Les Allemands chassent en meute. Les gros donneurs d’ordres allemands viennent avec leurs PME dans les bagages, ils les aident à se développer, à s’implanter. Les Japonais, les Coréens, les Américains, tout le monde fait comme ça, mais les Français ne sont pas très fidèles entre eux et il n’y a pas assez de support entre client, sous-traitant et fournisseur. Le groupe Fives (2 milliards d’euros de CA, 8 000 salariés) réalise 80 % de son activité à l’international, et le doit à ses clients. Mais je trouve qu’on manque de solidarité en France, même entre PME, pour s’aider à l’international.

Est-ce que la nouvelle organisation de la filière nucléaire peut vous porter ?
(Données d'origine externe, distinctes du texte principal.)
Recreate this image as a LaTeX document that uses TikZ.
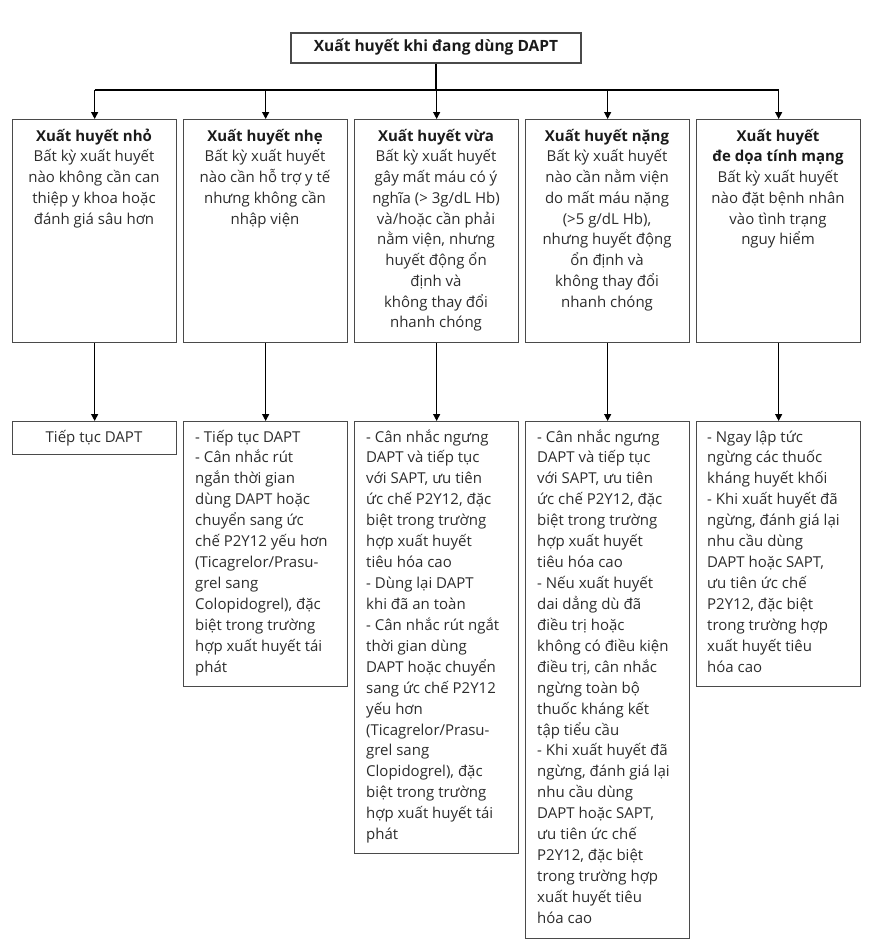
\documentclass[tikz,border=0pt]{standalone}
\usepackage{fontspec}
\setmainfont{Open Sans}
\usetikzlibrary{arrows.meta}
\definecolor{txt}{HTML}{2C2C2C}
\definecolor{ttl}{HTML}{1A1A1A}
\definecolor{brd}{HTML}{4A4A4A}
\newcommand{\mycbox}[2]{\parbox[t]{#1}{\leavevmode\centering\fontsize{15}{20.75}\selectfont #2}}
\newcommand{\mylbox}[1]{\parbox[t]{160pt}{\leavevmode\raggedright\fontsize{15}{20.93}\selectfont #1}}
\newcommand{\ttl}[1]{{\color{ttl}\bfseries #1}}
\begin{document}
\begin{tikzpicture}[x=1pt,y=1pt,
  box/.style={draw=brd, line width=1.3pt, rectangle, inner sep=0pt, anchor=north west, minimum width=164pt},
  arr/.style={draw=black, line width=1.3pt, -{Triangle[length=7pt,width=7pt]}},
  ln/.style={draw=black, line width=1.3pt},
  ctxt/.style={inner sep=0pt, anchor=base, text=txt},
  ltxt/.style={inner sep=0pt, anchor=base west, text=txt}]
\useasboundingbox (0,0) rectangle (875,-950);

% top
\node[draw=brd, line width=1.3pt, minimum width=290pt, minimum height=30pt, inner sep=0pt,
      text height=11pt, text depth=3pt, text=ttl, font=\fontsize{15.5}{18}\selectfont\bfseries]
      (top) at (436,-48) {Xuất huyết khi đang dùng DAPT};

% level 2 boxes
\node[box, minimum height=223pt] (b1) at (12,-119) {};
\node[box, minimum height=223pt] (b2) at (183,-119) {};
\node[box, minimum height=223pt] (b3) at (354,-119) {};
\node[box, minimum height=223pt] (b4) at (525,-119) {};
\node[box, minimum height=223pt] (b5) at (696,-119) {};

\node[ctxt] (t1) at (94,-141) {\mycbox{160pt}{\ttl{Xuất huyết nhỏ}\\Bất kỳ xuất huyết\\nào không cần can\\thiệp y khoa hoặc\\đánh giá sâu hơn}};
\node[ctxt] (t2) at (265,-141) {\mycbox{160pt}{\ttl{Xuất huyết nhẹ}\\Bất kỳ xuất huyết\\nào cần hỗ trợ y tế\\nhưng không cần\\nhập viện}};
\node[ctxt] (t3) at (436,-141) {\mycbox{160pt}{\ttl{Xuất huyết vừa}\\Bất kỳ xuất huyết\\gây mất máu có ý\\nghĩa (> 3g/dL Hb)\\và/hoặc cần phải\\nằm viện, nhưng\\huyết động ổn\\định và\\không thay đổi\\nhanh chóng}};
\node[ctxt] (t4) at (607,-141) {\mycbox{160pt}{\ttl{Xuất huyết nặng}\\Bất kỳ xuất huyết\\nào cần nằm viện\\do mất máu nặng\\(>5 g/dL Hb),\\nhưng huyết động\\ổn định và\\không thay đổi\\nhanh chóng}};
\node[ctxt] (t5) at (778,-141) {\mycbox{160pt}{\ttl{Xuất huyết}\\\ttl{đe dọa tính mạng}\\Bất kỳ xuất huyết\\nào đặt bệnh nhân\\vào tình trạng\\nguy hiểm}};

% level 3 boxes
\node[box, minimum height=33pt] (c1) at (12,-421) {};
\node[box, minimum height=265pt] (c2) at (183,-421) {};
\node[box, minimum height=432pt] (c3) at (354,-421) {};
\node[box, minimum height=517pt] (c4) at (525,-421) {};
\node[box, minimum height=265pt] (c5) at (696,-421) {};

\node[ctxt] (u1) at (94,-442) {\mycbox{160pt}{Tiếp tục DAPT}};
\node[ltxt] (u2) at (195,-442) {\mylbox{- Tiếp tục DAPT\\- Cân nhắc rút\\ngắn thời gian\\dùng DAPT hoặc\\chuyển sang ức\\chế P2Y12 yếu hơn\\(Ticagrelor/Prasu-\\grel sang\\Colopidogrel), đặc\\biệt trong trường\\hợp xuất huyết tái\\phát}};
\node[ltxt] (u3) at (366,-442) {\mylbox{- Cân nhắc ngưng\\DAPT và tiếp tục\\với SAPT, ưu tiên\\ức chế P2Y12, đặc\\biệt trong trường\\hợp xuất huyết\\tiêu hóa cao\\- Dùng lại DAPT\\khi đã an toàn\\- Cân nhắc rút ngắt\\thời gian dùng\\DAPT hoặc chuyển\\sang ức chế P2Y12\\yếu hơn\\(Ticagrelor/Prasu-\\grel sang\\Clopidogrel), đặc\\biệt trong trường\\hợp xuất huyết tái\\phát}};
\node[ltxt] (u4) at (537,-442) {\mylbox{- Cân nhắc ngưng\\DAPT và tiếp tục\\với SAPT, ưu tiên\\ức chế P2Y12, đặc\\biệt trong trường\\hợp xuất huyết\\tiêu hóa cao\\- Nếu xuất huyết\\dai dẳng dù đã\\điều trị hoặc\\không có điều kiện\\điều trị, cân nhắc\\ngừng toàn bộ\\thuốc kháng kết\\tập tiểu cầu\\- Khi xuất huyết đã\\ngừng, đánh giá lại\\nhu cầu dùng\\DAPT hoặc SAPT,\\ưu tiên ức chế\\P2Y12, đặc biệt\\trong trường hợp\\xuất huyết tiêu\\hóa cao}};
\node[ltxt] (u5) at (707,-442) {\mylbox{- Ngay lập tức\\ngừng các thuốc\\kháng huyết khối\\- Khi xuất huyết đã\\ngừng, đánh giá lại\\nhu cầu dùng\\DAPT hoặc SAPT,\\ưu tiên ức chế\\P2Y12, đặc biệt\\trong trường hợp\\xuất huyết tiêu\\hóa cao}};

% connectors
\coordinate (bar) at (436,-90);
\draw[ln] (top.south) -- (bar);
\draw[ln] (b1.north |- bar) -- (b5.north |- bar);
\foreach \i in {1,...,5}{
  \draw[arr] (b\i.north |- bar) -- (b\i.north);
  \draw[arr] (b\i.south) -- (c\i.north);
}
\end{tikzpicture}
\end{document}
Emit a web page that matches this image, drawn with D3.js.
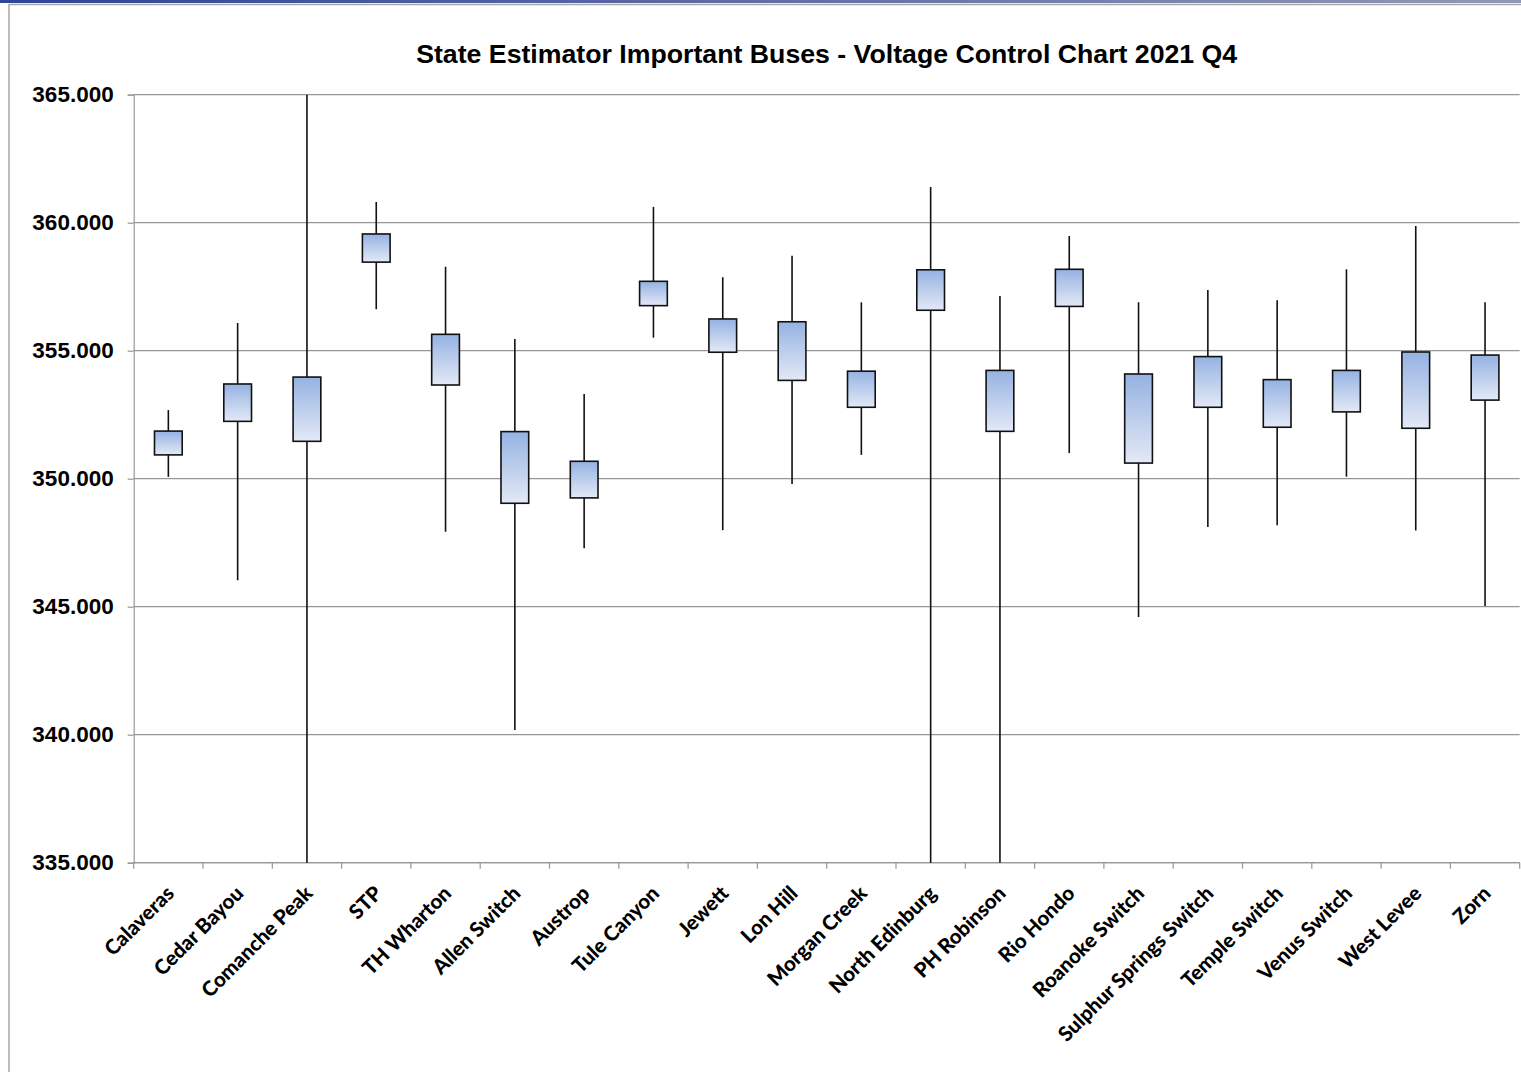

J.-J. D. : Avec la création du Gifen, le Groupement des industriels français de l’énergie nucléaire, ce sont les grands donneurs d’ordres et notamment EDF qui vont organiser la filière pour aller à l’international. Il est encore trop tôt pour dire si cela va porter ses fruits, mais c’est bien l’objet. Il y a de vraies compétences en France, il faut qu’on apprenne à mieux travailler ensemble.

Comment va ressortir le niveau de l’activité pour 2018 ?

J.-J. D. : En 2017, nous avons réalisé 135 M€ de chiffre d’affaires, avec 750 salariés. Le chiffre d’affaires sur 2018 sera en décroissance, même si nous n’avons pas encore la clôture. Tout simplement parce que le gros projet de l’EPR - nous sommes sur Flamanville depuis presque 10 ans - absorbe une bonne partie de nos effectifs. Nous devons travailler sur la transition.

L’EPR de Flamanville est donc un chantier vraiment compliqué ?

J.-J. D. : Je n’ai pas vu de chantier aussi impressionnant, que ce soit en termes de réalisation ou de qualité de réalisation, depuis que j’ai commencé en 1996. On a une tendance naturelle en France à voir ce qui est noir, donc de la difficulté. Mais cette qualité de réalisation a nourri le développement de Nordon, parce qu’on a acquis des compétences. La difficulté, c’est qu’il n’y a qu’un seul EPR en chantier et pas de suite programmée.